Other breaking changes should probably be escalated for approval.

Prerequisite Configurations & assumptions

Document all assumptions

If a connector makes assumptions about the underlying data source, then these assumptions must be documented. For example: for some features of the Facebook Pages connector to work, a user must have an Instagram Business account linked to an Instagram page linked to their Facebook Page. In this case, the externally facing documentation page for the connector must be very clear about this.

Provide how-tos for prerequisite configuration

If a user needs to set up their data source in a particular way to pull data, then we must provide documentation for how they should do it.

For example, to set up CDC for databases, a user must create logical replication slots and do a few other things. These steps should be documented with examples or screenshots wherever possible (e.g: here are the SQL statements you need to run, with the following permissions, on the following screen, etc.)

External Documentation

This section is concerned with the external-facing documentation of a connector that goes in https://docs.airbyte.com e.g: this one

Documentation should communicate persona-impacting behaviors

When writing documentation ask: who is the intended target persona for a piece of documentation, and what information do they need to understand how this connector impacts their workflows?

For example, data analysts & analytics engineers probably don’t care if we use Debezium for database replication. To them, the important thing is that we provide Change Data Capture (CDC) -- Debezium is an implementation detail.

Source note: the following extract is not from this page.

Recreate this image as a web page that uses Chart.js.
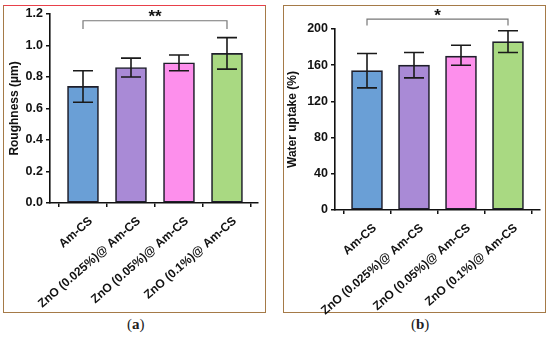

Therefore, when communicating information about our database replication logic, we should emphasize the end behaviors, rather than implementation details.

Example: Don’t say: “Debezium cannot process UTF-16 character set“.

Instead, say: “When using CDC, UTF-16 characters are not currently supported”

A user who doesn’t already know what Debezium is might be left confused by the first phrasing, so we should use the second phrasing.

*: this is a fake example. AFAIK there is no such limitation in Debezi-- I mean, the Postgres connector.